Es fehlen Erzieher, Altenpfleger und viele weitere Arbeiter vor allem in sozialen Einrichtungen. Dies ist natürlich auch Folge der Abschaffung des Zivildienstes. Dieser hatte eben jenen Vorteil, dass die Zivildienstleitenden oder diejenigen, die sich für das Militär entschieden, fernab von der Frage, ob sie später in der Institution bleiben würden, die Möglichkeit hatten, andere Dinge als die Schule kennenzulernen.

Nicht jeder hat die Möglichkeit, ins Ausland zu gehen, denn ansonsten wäre dies natürlich sehr zu empfehlen. Aber jeder sollte zu dem Glück gezwungen werden, sich mit Menschen auszutauschen und Erfahrungen zu machen, die ihn oder sie persönlich weiterbringen. Im Augenblick können die jungen Leute nicht wissen, was sie tun, weil sie keine Zeit mehr haben, sich darüber Gedanken zu machen.

Wahre Effizienz wäre es, ihnen mehr Zeit zu geben.

Die Früchte einer solchen entschleunigten Politik wären mit Sicherheit schnell spürbar – sowohl in Hochschule und Job als auch im Privaten.

 

 

3 comments on “ESSAY: Denn sie wissen nicht, was sie tun (sollen)”

  1. Hallo

    ein wie ich finde sehr intelligenter Kommentar zu dem Thema der Berufswahl, und insgesamt zu dem deutschen Bildungssystem, wenn man es denn so nennen will.

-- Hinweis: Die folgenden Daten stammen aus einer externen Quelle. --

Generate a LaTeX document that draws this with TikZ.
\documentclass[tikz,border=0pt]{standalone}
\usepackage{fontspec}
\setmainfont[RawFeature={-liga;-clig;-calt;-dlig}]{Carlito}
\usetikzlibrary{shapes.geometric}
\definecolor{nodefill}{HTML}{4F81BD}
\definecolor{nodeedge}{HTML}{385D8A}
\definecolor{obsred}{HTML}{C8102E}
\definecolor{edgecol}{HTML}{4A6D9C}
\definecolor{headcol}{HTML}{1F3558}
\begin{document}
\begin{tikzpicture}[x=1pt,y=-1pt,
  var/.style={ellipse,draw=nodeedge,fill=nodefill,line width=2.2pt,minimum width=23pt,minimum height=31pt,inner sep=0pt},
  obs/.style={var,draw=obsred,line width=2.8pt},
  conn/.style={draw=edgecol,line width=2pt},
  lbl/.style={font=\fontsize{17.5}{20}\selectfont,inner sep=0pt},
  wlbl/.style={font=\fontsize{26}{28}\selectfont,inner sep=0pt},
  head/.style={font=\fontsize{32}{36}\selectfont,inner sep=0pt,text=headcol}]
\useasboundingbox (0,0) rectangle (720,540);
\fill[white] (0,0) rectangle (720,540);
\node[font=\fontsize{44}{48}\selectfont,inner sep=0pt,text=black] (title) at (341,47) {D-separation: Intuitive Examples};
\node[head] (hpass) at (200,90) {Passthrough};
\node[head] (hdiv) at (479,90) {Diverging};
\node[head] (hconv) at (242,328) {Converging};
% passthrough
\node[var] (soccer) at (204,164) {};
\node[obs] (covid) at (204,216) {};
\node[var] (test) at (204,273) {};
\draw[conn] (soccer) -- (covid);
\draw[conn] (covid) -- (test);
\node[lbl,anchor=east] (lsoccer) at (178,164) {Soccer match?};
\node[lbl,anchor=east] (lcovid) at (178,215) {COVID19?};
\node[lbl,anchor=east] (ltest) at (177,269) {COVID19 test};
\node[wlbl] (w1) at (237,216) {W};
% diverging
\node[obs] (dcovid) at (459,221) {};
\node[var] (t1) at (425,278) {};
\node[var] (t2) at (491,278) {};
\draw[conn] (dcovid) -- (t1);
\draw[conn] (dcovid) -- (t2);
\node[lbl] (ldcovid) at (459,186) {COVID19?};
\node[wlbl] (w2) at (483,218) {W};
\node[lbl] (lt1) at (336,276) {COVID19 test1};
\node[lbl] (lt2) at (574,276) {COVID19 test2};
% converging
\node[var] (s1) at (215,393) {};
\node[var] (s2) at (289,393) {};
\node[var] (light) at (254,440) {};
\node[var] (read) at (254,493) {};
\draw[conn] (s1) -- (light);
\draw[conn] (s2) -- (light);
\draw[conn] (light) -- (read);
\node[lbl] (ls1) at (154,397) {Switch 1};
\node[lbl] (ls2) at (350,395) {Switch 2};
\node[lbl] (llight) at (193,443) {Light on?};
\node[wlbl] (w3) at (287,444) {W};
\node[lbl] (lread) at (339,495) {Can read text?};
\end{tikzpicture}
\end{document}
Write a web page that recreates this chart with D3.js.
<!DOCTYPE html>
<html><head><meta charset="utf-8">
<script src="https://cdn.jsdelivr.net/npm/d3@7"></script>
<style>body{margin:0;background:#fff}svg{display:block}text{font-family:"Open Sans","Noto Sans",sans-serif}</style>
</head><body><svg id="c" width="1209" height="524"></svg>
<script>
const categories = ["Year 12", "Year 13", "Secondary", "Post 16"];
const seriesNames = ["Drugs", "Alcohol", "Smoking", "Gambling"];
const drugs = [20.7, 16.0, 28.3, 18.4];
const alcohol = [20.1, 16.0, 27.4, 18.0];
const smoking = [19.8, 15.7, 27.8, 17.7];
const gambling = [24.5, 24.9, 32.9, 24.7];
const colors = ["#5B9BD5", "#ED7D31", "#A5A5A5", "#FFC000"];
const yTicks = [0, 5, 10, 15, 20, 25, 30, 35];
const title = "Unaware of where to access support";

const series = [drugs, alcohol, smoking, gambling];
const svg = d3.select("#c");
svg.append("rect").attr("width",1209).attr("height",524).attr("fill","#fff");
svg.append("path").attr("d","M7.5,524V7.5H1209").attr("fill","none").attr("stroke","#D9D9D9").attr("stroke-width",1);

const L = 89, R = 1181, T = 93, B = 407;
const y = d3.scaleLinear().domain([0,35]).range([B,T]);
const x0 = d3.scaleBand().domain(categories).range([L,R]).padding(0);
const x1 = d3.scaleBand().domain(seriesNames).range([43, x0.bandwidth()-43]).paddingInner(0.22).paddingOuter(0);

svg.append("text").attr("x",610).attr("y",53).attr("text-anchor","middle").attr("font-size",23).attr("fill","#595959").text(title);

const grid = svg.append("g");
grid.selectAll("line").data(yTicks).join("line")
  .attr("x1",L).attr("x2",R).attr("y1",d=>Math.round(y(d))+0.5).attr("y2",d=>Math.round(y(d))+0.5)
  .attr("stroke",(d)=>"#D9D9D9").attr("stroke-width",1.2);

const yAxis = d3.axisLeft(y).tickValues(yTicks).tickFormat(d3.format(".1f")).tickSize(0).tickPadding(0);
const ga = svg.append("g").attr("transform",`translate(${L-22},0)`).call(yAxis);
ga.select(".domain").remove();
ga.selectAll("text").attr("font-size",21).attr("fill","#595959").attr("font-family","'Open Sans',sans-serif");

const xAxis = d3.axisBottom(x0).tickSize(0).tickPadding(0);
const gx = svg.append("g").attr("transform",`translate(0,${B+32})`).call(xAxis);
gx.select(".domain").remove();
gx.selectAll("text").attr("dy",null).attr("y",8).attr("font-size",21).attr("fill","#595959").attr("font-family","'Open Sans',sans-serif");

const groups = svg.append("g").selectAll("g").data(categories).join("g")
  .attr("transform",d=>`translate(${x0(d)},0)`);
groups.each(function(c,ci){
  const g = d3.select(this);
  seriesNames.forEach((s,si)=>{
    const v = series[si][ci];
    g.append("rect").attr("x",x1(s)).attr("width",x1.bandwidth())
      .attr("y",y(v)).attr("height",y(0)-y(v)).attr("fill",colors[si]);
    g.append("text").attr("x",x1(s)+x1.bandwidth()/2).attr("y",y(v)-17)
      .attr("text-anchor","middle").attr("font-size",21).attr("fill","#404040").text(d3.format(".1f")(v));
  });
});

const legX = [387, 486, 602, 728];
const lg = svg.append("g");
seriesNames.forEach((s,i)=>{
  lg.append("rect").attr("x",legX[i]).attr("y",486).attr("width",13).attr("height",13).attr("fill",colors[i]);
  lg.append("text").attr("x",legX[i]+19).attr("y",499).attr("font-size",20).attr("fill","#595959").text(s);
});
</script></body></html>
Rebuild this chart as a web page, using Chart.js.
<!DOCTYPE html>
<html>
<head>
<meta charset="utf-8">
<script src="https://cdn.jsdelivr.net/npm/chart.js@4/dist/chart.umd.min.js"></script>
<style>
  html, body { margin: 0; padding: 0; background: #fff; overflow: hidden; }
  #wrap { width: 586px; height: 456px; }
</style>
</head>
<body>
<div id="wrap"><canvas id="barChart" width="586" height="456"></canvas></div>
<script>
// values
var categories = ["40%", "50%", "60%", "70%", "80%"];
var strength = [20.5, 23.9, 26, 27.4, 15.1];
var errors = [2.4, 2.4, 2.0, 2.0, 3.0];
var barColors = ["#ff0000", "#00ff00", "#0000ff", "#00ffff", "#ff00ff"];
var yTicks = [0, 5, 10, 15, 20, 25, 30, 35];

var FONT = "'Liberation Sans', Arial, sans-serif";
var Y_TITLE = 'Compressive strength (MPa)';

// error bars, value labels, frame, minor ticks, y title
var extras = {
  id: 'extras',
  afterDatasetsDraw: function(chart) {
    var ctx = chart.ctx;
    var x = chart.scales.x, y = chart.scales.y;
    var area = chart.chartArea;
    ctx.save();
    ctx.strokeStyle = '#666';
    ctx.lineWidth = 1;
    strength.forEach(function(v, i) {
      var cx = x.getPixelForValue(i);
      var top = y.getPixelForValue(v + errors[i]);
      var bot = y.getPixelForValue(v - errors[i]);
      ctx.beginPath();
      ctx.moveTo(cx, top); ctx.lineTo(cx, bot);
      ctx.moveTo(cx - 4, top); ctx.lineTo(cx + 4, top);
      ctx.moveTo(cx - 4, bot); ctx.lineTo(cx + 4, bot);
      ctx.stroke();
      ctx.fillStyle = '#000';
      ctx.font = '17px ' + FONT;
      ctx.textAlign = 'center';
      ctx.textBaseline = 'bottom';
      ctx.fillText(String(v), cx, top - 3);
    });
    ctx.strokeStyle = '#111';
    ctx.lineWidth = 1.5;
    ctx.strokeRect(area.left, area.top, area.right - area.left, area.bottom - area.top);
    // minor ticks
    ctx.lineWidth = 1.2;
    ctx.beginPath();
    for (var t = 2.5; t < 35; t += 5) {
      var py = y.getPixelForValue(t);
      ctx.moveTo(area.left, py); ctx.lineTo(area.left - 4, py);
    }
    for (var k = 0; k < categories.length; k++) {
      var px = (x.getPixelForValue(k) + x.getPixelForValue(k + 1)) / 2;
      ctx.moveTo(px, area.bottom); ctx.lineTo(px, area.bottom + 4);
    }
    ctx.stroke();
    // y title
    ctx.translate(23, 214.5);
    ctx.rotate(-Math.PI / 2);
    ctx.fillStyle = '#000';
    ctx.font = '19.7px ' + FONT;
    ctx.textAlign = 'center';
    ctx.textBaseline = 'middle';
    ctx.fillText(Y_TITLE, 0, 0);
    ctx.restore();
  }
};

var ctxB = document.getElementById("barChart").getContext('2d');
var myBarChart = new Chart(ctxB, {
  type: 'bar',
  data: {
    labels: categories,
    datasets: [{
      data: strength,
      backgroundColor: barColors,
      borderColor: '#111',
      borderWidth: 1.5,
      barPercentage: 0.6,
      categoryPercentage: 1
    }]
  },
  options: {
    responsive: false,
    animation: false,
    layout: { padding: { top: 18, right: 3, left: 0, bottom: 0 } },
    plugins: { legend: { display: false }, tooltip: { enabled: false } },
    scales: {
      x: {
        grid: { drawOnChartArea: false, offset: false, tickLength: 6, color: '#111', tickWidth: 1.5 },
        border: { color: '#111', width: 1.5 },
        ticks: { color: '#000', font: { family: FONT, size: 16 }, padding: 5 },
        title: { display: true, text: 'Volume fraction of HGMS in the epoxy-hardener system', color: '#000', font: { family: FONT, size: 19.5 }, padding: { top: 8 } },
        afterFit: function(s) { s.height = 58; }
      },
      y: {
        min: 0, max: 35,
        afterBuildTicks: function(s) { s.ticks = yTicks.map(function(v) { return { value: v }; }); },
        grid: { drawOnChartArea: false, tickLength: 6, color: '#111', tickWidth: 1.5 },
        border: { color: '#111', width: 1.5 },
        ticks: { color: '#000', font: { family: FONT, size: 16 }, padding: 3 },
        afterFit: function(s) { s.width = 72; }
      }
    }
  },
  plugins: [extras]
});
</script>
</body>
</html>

    "Um zu wissen, was ich will, muss ich Entscheidungsmöglichkeiten bekommen." Das ist sehr richtig. Ich denke, die Idee mit der verpflichtenden sozialen Jahr ist sehr gut, und würde auch durchaus Früchte tragen, ich glaube aber dass die Umsetzung nicht ganz einfach ist.

    Ein Vorschlag von mir ist, dass man die Reflektion dessen, was man gerne und gut macht, in die Schulzeit einbaut. Dass es verpflichtende Fächer geben muss, in denen man über diese Thematiken spricht, unabhängig davon, wie lange man zur Schule geht. Die Gedanken darüber, wlecher Beruf zu einem Menschen passt, sollte in unserem Bildungssystem einen festen Platz haben, wenn möglich unter einigermaßen professioneller Anleitung.